TASK PROMPT: Copy out each line of the data holding "React".

STORED DATA:

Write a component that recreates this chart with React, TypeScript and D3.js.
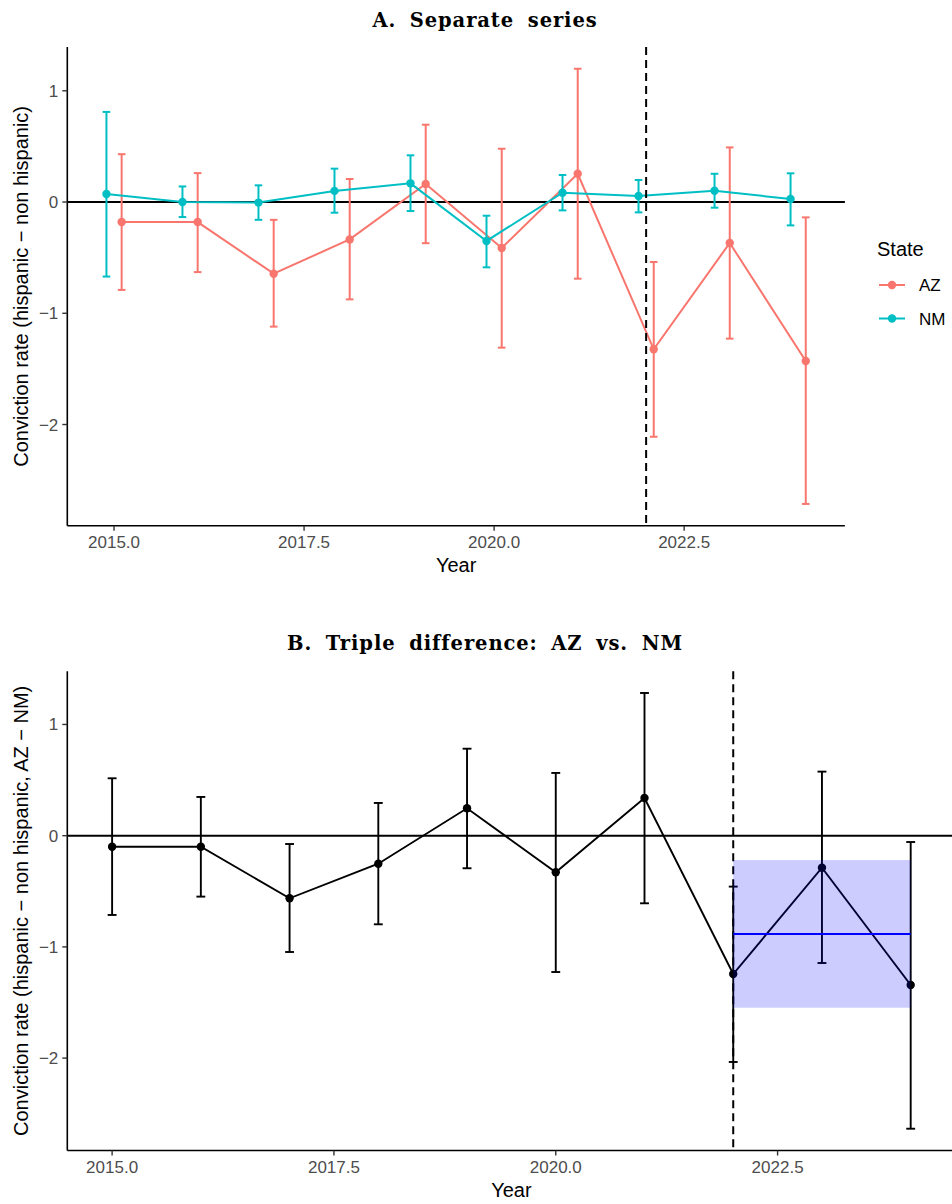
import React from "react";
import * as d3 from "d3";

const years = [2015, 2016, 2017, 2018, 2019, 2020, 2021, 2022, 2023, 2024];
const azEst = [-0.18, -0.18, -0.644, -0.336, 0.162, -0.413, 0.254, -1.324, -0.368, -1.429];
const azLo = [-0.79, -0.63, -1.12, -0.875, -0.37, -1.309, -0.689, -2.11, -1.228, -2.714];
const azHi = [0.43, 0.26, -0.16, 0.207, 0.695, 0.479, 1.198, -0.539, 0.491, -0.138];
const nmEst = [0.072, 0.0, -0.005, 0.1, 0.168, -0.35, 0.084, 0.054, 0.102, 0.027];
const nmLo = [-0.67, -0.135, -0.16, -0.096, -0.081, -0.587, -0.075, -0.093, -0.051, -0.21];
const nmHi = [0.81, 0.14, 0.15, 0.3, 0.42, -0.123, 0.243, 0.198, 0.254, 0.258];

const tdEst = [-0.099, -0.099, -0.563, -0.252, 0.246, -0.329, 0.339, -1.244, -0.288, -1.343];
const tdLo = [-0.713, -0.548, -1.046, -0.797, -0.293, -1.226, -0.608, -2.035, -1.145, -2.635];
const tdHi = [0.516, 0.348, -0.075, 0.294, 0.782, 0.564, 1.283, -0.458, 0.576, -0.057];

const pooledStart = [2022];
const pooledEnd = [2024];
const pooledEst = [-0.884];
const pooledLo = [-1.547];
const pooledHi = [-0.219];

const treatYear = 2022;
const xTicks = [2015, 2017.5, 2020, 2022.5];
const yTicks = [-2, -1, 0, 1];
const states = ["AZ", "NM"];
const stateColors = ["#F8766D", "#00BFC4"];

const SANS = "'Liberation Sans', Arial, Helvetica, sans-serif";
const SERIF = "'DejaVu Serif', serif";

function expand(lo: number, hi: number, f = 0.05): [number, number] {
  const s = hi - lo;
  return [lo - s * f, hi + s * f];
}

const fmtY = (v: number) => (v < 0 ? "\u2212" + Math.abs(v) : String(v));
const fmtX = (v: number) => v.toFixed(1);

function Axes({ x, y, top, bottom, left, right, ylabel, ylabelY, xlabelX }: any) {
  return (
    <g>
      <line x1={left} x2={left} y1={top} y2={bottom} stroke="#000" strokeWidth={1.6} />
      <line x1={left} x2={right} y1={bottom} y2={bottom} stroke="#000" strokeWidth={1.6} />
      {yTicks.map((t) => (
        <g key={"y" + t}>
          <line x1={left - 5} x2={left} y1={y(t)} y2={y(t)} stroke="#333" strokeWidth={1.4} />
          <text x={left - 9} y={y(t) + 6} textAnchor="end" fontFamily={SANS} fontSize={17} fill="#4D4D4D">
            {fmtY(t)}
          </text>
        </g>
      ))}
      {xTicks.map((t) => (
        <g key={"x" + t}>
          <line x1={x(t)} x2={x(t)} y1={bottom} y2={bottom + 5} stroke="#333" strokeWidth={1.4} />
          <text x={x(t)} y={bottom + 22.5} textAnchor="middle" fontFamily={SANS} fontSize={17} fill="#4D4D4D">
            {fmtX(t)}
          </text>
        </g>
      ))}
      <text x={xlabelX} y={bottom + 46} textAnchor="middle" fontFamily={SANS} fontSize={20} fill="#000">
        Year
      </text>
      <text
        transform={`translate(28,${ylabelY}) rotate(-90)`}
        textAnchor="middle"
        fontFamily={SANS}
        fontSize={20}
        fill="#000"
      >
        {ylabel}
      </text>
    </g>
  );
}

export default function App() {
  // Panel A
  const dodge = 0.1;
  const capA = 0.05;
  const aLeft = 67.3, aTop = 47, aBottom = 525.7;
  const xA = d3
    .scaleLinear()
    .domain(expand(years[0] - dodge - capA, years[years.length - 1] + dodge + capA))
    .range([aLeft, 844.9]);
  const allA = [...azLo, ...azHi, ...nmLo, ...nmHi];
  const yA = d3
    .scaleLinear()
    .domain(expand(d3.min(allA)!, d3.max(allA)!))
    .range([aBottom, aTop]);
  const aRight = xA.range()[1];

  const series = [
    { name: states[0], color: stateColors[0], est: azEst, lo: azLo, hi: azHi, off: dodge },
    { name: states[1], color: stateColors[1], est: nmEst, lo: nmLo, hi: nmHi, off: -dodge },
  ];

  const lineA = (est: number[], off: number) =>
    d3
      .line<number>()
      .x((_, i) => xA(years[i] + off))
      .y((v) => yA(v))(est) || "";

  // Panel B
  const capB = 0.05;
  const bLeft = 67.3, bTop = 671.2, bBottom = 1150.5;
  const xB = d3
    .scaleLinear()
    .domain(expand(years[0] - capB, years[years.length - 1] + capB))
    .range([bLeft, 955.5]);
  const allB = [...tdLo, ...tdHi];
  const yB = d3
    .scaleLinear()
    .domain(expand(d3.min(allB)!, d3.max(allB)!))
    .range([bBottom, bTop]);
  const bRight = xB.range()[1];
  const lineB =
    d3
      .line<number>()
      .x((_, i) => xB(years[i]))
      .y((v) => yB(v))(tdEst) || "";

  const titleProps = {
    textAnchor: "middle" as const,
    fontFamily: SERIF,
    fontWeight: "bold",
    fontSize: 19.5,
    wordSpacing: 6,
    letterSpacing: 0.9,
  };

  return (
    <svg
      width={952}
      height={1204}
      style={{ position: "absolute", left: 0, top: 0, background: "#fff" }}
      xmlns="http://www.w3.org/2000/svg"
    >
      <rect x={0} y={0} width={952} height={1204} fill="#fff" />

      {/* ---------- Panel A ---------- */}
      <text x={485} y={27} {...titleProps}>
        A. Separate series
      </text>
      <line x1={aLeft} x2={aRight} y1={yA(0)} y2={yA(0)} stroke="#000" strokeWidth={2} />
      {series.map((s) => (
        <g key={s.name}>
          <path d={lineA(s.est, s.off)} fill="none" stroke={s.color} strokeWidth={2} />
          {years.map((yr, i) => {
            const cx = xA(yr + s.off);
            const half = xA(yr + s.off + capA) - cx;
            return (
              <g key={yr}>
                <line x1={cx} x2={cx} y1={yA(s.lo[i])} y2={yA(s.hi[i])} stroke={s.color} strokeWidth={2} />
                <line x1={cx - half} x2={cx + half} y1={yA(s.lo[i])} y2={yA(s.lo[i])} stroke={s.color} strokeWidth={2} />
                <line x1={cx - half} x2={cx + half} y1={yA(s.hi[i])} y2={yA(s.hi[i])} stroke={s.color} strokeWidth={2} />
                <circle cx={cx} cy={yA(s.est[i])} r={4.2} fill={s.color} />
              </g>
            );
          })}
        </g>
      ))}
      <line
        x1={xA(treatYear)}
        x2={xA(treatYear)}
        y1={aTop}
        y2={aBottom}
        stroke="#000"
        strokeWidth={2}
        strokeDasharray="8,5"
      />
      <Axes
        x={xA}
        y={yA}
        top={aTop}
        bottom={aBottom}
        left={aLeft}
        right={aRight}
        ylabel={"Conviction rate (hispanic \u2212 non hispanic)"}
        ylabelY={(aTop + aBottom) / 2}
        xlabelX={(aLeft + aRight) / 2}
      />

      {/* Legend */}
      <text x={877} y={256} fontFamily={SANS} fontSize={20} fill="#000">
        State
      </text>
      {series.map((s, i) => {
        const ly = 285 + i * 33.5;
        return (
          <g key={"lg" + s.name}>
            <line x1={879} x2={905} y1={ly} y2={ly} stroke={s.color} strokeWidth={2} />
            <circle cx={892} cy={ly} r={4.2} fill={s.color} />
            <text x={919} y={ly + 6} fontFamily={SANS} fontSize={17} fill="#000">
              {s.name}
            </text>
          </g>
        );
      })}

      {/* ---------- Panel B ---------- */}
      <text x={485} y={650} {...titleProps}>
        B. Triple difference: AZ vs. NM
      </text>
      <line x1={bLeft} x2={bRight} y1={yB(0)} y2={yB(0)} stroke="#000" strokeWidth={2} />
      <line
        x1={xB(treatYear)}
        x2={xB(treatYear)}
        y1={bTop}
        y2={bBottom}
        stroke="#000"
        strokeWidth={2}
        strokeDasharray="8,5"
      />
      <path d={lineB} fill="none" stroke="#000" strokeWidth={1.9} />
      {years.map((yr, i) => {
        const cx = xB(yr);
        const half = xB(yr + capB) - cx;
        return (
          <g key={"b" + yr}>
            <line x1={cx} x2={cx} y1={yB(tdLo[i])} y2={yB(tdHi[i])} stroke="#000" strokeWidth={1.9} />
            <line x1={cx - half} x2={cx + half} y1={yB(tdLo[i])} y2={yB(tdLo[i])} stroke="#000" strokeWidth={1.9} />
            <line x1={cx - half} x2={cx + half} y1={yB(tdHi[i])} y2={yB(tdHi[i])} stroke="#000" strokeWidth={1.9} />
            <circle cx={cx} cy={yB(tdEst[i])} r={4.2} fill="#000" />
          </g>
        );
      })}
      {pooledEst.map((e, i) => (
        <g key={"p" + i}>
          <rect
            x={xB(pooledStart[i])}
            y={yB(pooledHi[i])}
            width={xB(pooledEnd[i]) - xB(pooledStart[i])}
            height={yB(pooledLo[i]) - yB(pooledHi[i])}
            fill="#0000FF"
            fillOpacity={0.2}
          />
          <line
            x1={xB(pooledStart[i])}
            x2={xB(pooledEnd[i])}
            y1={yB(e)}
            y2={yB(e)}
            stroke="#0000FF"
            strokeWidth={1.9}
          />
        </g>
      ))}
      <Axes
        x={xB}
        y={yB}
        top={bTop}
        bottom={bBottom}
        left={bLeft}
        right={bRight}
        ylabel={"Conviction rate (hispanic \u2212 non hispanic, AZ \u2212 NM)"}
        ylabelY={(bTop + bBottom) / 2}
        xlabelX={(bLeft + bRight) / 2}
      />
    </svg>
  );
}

RESPONSE FOR THIS EXERCISE:
Write a component that recreates this chart with React, TypeScript and D3.js.
import React from "react";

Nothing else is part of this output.